Written by Matt Kindt
Illustrated by Clayton Crain & David Mack

In the tradition of BOOK OF DEATH, ARMOR HUNTERS, and HARBINGER WARS, Valiant’s most ambitious crossover event yet starts here! At the dawn of the 41st century, the future of Earth will be decided in the stars. This May…the rebellion begins in 4001 A.D.! One hundred years from today, Father – the benevolent artificial intelligence that governs the island nation of Japan – will gain sentience. To defend its borders, Father will take drastic action by launching Japan into space…where its people will thrive in isolation, away from the overpopulated and resource-deprived planet below. Over the centuries, as New Japan orbits our increasingly unstable world, it will become a model society – one built on peace, prosperity… and Father’s control. A thousand years from today, Father will create the first Rai, founding a lineage of technologically enhanced heroes engineered to defend New Japan and sworn to protect it from all enemies. For hundreds of years into the future, the Rai will single-handedly enforce New Japan’s justice well…and serve Father without question. Now, at the dawn of 4001 A.D., the latest Rai is about to inherit the dark truth behind the origin of his kind…and discover the sinister secret at the heart of Father’s existence.

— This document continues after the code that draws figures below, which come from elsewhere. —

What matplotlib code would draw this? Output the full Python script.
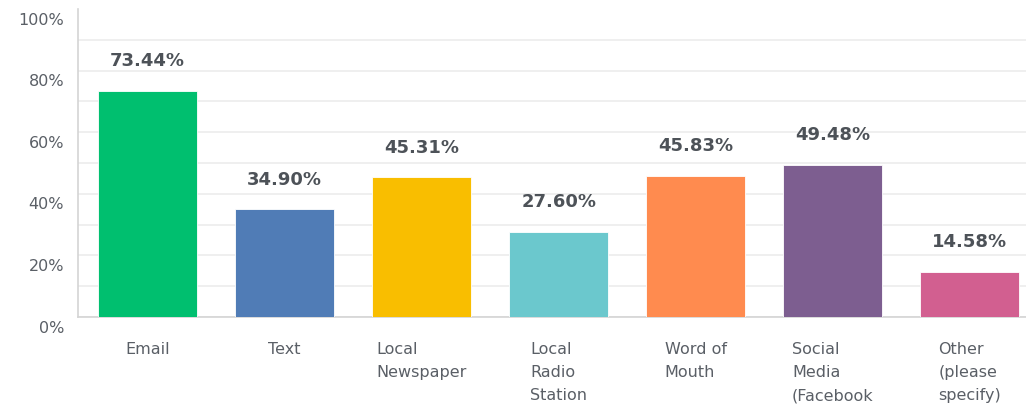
import matplotlib.pyplot as plt
import matplotlib.transforms as mtransforms
import numpy as np

plt.rcParams['font.family'] = ['DejaVu Sans']

categories = ['Email', 'Text', 'Local\nNewspaper', 'Local\nRadio\nStation',
              'Word of\nMouth', 'Social\nMedia\n(Facebook', 'Other\n(please\nspecify)']
values = [73.44, 34.90, 45.31, 27.60, 45.83, 49.48, 14.58]
colors = ['#00BF6F', '#507CB6', '#F9BE00', '#6BC8CD', '#FF8B4F', '#7D5E90', '#D25F90']

fig = plt.figure(figsize=(10.26, 4.11), dpi=100)
ax = fig.add_axes([0.076, 0.229, 0.924, 0.749])

x = np.arange(len(values))
ax.bar(x, values, width=0.72, color=colors, edgecolor='white', linewidth=0.6, zorder=3)

# value labels above each bar
for xi, v in zip(x, values):
    ax.annotate(f'{v:.2f}%', (xi, v), xytext=(0, 15), textcoords='offset points',
                ha='center', va='bottom', fontsize=13, fontweight='bold',
                color='#4d5258')

ax.set_xlim(-0.507, 6.41)
ax.set_ylim(0, 100)
ax.set_yticks(np.arange(0, 101, 20))
ax.set_yticks(np.arange(10, 100, 20), minor=True)
ax.set_yticklabels([f'{t}%' for t in range(0, 101, 20)])
ax.grid(axis='y', which='both', color='#ececec', linewidth=1.2, zorder=0)
ax.yaxis.get_gridlines()[-1].set_visible(False)
ax.tick_params(axis='y', which='both', length=0, pad=10, labelsize=11.5, labelcolor='#5a5f66')
ax.tick_params(axis='x', length=0, pad=18, labelsize=11.5, labelcolor='#5a5f66')

ax.set_xticks(x)
ax.set_xticklabels(categories, multialignment='left', linespacing=1.68, va='top')

# y labels sit a little below their gridlines
offset = mtransforms.ScaledTranslation(0, -7 / 72, fig.dpi_scale_trans)
for lbl in ax.get_yticklabels():
    lbl.set_transform(lbl.get_transform() + offset)

for side in ['top', 'right']:
    ax.spines[side].set_visible(False)
ax.spines['left'].set_color('#d4d4d4')
ax.spines['bottom'].set_color('#d4d4d4')
ax.spines['left'].set_linewidth(1.2)
ax.spines['bottom'].set_linewidth(1.2)

fig.savefig('out.png', dpi=100)
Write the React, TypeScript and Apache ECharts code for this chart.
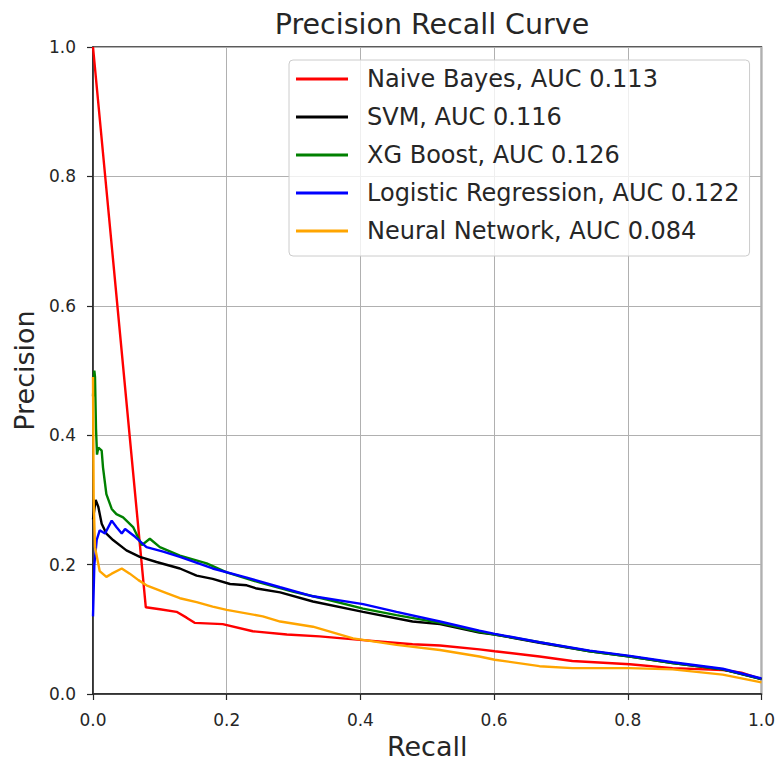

For New Japan to live, Earth must die…and as Rai challenges his former master for the first time in more than a millennium, the lone guardian of New Japan will be cast out of his own Father’s kingdom… Exiled from the only realm he’s ever known, Rai now walks the ravaged world of 4001 A.D. in search of forgotten heroes like himself… on a mission to collect the last surviving legends of a broken planet…and to forge a rebellion with the power to bring the most advanced civilization in history crashing back down to Earth.

Reviewing this issue is kind of weird for me. Not because it’s bad. Not at all. What it is, though, is a very, very new-reader friendly introduction to the 4001 side of the Valiant Universe (which is kind of like the Legion of Super-Heroes except more sci-fi-ey and without the continuity clusterfuck).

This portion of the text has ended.